Par son réalisme scientifique (collaboration avec des ingénieurs de la NASA) et ses innovations dans le domaine des effets spéciaux (maquettes, projection frontale, Slit Scan, etc.), 2001 est un film clé pour le cinéma de science-fiction.

Orange mécanique (A Clockword Orange, 1971) fait sensation par sa dose extrême de violence. Le film imagine une autre forme de futur, ancré dans notre société : le personnage central, Alex, passe successivement de la pratique « naturelle » de ses instincts cruels à leur répression par la médecine et à leur libération dans le contexte de la compétition sociale. Derrière le conte endiablé Kubrick poursuit ainsi sa constante méditation sur les rapports de la sauvagerie et de la civilisation. Au Royaume-Uni, le film est perçu comme une incitation à la violence, et face aux nombreuses lettres de menace, Kubrick demande à la Warner Bros de retirer le film du circuit britannique. Il ne ressortira qu’en 2000, après la mort du réalisateur.

5. Films en costumes ou films d’horreur : des genres renouvelés

Barry Lyndon (1975) rompt provisoirement avec la représentation du monde moderne, puisque cette adaptation d’un classique de William Thackeray respecte le genre du feuilleton en détaillant les péripéties d’une vie d’aventurier au xviiie siècle. Mais la violence n’est jamais absente dans cette succession de tableaux raffinés réalisés à la lumière naturelle et à l’éclairage des bougies, des effets rendus possibles grâce à un objectif photographique développé par la NASA et à un traitement particulier de la pellicule.
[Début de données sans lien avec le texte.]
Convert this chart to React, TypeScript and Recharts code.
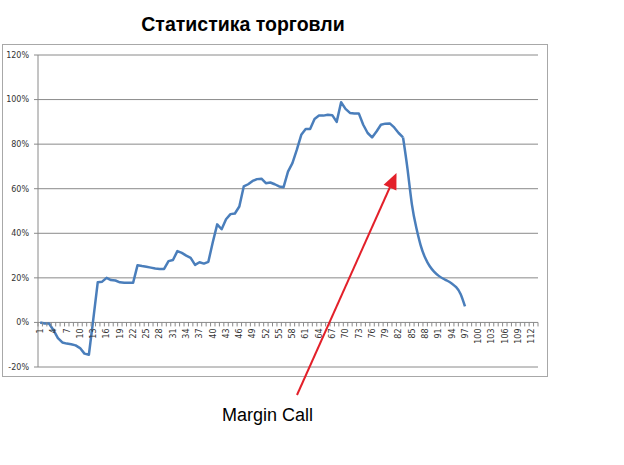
import React from "react";
import {
  LineChart,
  Line,
  XAxis,
  YAxis,
  CartesianGrid,
} from "recharts";

// chart size and plot placement (px)
const W = 624;
const H = 465;
const PLOT_LEFT = 38;
const PLOT_RIGHT = 538;
const PLOT_TOP = 55;
const PLOT_BOTTOM = 367;
const X_AXIS_H = 30;

const TITLE = "Статистика торговли";
const NOTE = "Margin Call";

// categories 1..113 on the x axis
const CATEGORIES = Array.from({ length: 113 }, (_, i) => i + 1);

// trade result, %, categories 1..97
const RESULT = [
  0, -0.5, -0.5, -3.5, -7, -9, -9.5, -9.8, -10.3, -11.5,
  -14, -14.5, 1.5, 18, 18.3, 20, 19, 18.8, 18, 17.8,
  17.8, 17.8, 25.7, 25.3, 25, 24.6, 24.2, 24, 24, 27.5,
  28, 32, 31.2, 30, 29, 25.8, 27, 26.4, 27.2, 36,
  44, 41.8, 46.3, 48.6, 48.9, 52, 61, 62, 63.5, 64.3,
  64.5, 62.5, 62.8, 62, 61, 60.7, 67.7, 71.5, 77.5, 84.2,
  86.8, 86.8, 91.3, 92.8, 92.8, 93.2, 93, 90, 98.8, 95.8,
  94, 93.8, 93.8, 88.7, 85, 83, 85.7, 88.7, 89.2, 89.3,
  87.5, 85, 83, 69, 53, 42.5, 34.5, 29, 25.3, 22.8,
  21, 19.7, 18.7, 17.5, 15.8, 12.8, 7.2,
];

// after the margin call the curve is drawn smoothed
const MARGIN_CALL_CAT = 83;

const Y_TICKS = [-20, 0, 20, 40, 60, 80, 100, 120];

const data = CATEGORIES.map((c, i) => {
  const v = i < RESULT.length ? RESULT[i] : null;
  return {
    cat: c,
    before: c <= MARGIN_CALL_CAT ? v : null,
    after: c >= MARGIN_CALL_CAT ? v : null,
  };
});

const PLOT_W = PLOT_RIGHT - PLOT_LEFT;
const PLOT_H = PLOT_BOTTOM - PLOT_TOP;
const HALF_BAND = PLOT_W / CATEGORIES.length / 2;
const Y_MIN = Y_TICKS[0];
const Y_MAX = Y_TICKS[Y_TICKS.length - 1];
// the category axis crosses at 0%
const ZERO_Y = PLOT_TOP + (PLOT_H * Y_MAX) / (Y_MAX - Y_MIN);

const GRID = "#8a8a8a";
const TEXT = "#333333";
const LINE = "#4a7ebb";
const FONT = "'DejaVu Sans', sans-serif";

function CatTick(props: any) {
  const { x, payload } = props;
  const i = CATEGORIES.indexOf(payload.value);
  const last = i === CATEGORIES.length - 1;
  return (
    <g>
      <line x1={x - HALF_BAND} x2={x - HALF_BAND} y1={ZERO_Y} y2={ZERO_Y + 4} stroke={GRID} />
      {last && (
        <line x1={x + HALF_BAND} x2={x + HALF_BAND} y1={ZERO_Y} y2={ZERO_Y + 4} stroke={GRID} />
      )}
      {i % 3 === 0 && (
        <text
          x={x}
          y={ZERO_Y + 6}
          transform={`rotate(-90, ${x}, ${ZERO_Y + 6})`}
          textAnchor="end"
          dy="0.35em"
          fontSize={8}
          fontFamily={FONT}
          fill={TEXT}
        >
          {payload.value}
        </text>
      )}
    </g>
  );
}

export default function App() {
  return (
    <div style={{ position: "absolute", left: 0, top: 0, width: W, height: H, background: "#fff" }}>
      <div
        style={{
          position: "absolute",
          left: 2,
          top: 44,
          width: 546,
          height: 333,
          border: "1px solid #a8a8a8",
          boxSizing: "border-box",
        }}
      />
      <div style={{ position: "absolute", left: 0, top: 0 }}>
        <LineChart
          width={W}
          height={H}
          data={data}
          margin={{ top: PLOT_TOP, right: W - PLOT_RIGHT, bottom: H - PLOT_BOTTOM - X_AXIS_H, left: 0 }}
        >
          <CartesianGrid horizontal vertical={false} stroke={GRID} />
          <XAxis
            dataKey="cat"
            type="category"
            interval={0}
            height={X_AXIS_H}
            axisLine={false}
            tickLine={false}
            tickSize={0}
            tickMargin={0}
            padding={{ left: HALF_BAND, right: HALF_BAND }}
            tick={<CatTick />}
          />
          <YAxis
            width={PLOT_LEFT}
            type="number"
            domain={[Y_MIN, Y_MAX]}
            ticks={Y_TICKS}
            interval={0}
            axisLine={{ stroke: GRID }}
            tickLine={{ stroke: GRID }}
            tickSize={4}
            tickMargin={5}
            tickFormatter={(v: number) => `${v}%`}
            tick={{ fontSize: 8, fontFamily: FONT, fill: TEXT }}
          />
          <Line
            dataKey="before"
            type="linear"
            stroke={LINE}
            strokeWidth={2.5}
            strokeLinejoin="round"
            dot={false}
            activeDot={false}
            isAnimationActive={false}
          />
          <Line
            dataKey="after"
            type="natural"
            stroke={LINE}
            strokeWidth={2.5}
            dot={false}
            activeDot={false}
            isAnimationActive={false}
          />
        </LineChart>
      </div>
      <svg
        width={W}
        height={H}
        style={{ position: "absolute", left: 0, top: 0, pointerEvents: "none" }}
      >
        <text
          x={243}
          y={31}
          textAnchor="middle"
          fontSize={19.5}
          fontWeight="bold"
          fontFamily="'Liberation Sans', Arial, sans-serif"
          fill="#000"
        >
          {TITLE}
        </text>
        <line x1={297} y1={395} x2={390} y2={187} stroke="#e3202a" strokeWidth={2} />
        <polygon points="396.5,173 383.6,184.7 396.4,190.5" fill="#e3202a" />
        <text
          x={222}
          y={421}
          fontSize={18}
          fontFamily="'Liberation Sans', Arial, sans-serif"
          fill="#000"
        >
          {NOTE}
        </text>
      </svg>
    </div>
  );
}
La hantise du mal revient et s’amplifie dans Shining (1980) qui, partant d’un roman de Stephen King et s’appuyant sur l’interprétation de Jack Nicholson, tourne autour de pouvoirs extrasensoriels maléfiques et donne, au genre du film d’horreur, une profondeur inédite. Sur ce film, le réalisateur innove encore avec son utilisation du Steadicam.

6. Dernières réalisations

Puis, dans Full Metal Jacket (1987), Kubrick livre une chronique hallucinante de la vie de « marines » partant combattre au Viêt Nam.

Avec son dernier film, Eyes Wide Shut (1999), dont le point de départ est une nouvelle d’Arthur Schnitzler, Kubrick change d’échelle. Il passe d’un registre volontiers cosmique à celui de la cellule du couple en suivant deux époux, interprétés par Nicole Kidman et Tom Cruise, dans une confrontation qui les désintègre et les réunit symboliquement après une longue errance de dérives sexuelles. Le réalisateur a pu terminer le montage de cette œuvre sur l’ambiguïté du sentiment amoureux mais il meurt peu de temps avant la sortie du film.

7. Des projets inachevés

Son souci acharné de la perfection ne lui aura permis de tourner que treize films tout au long d’une carrière échelonnée sur près de cinquante ans. Il n’aura pu tourner son scénario sur Napoléon, pour lequel il avait effectué d’énormes recherches. C’est Stephen Spielberg qui réalisera, en 2001, son script inachevé, A. I. Artificial Intelligence, d’après le romancier de S.F. Brian Wilson Aldiss.

L’ensemble de ses films n’en est pas moins volumineux, et beaucoup d’entre eux ont, par leur science extrême de l’image et du montage, une exceptionnelle dimension romanesque et philosophique. Ils expriment une sorte de foi désespérée dans l’acte de vivre et une vision des relations humaines perçues comme des conflits jamais pacifiés entre la folie et la raison, la haine et l’amour, la pulsion et l’intelligence.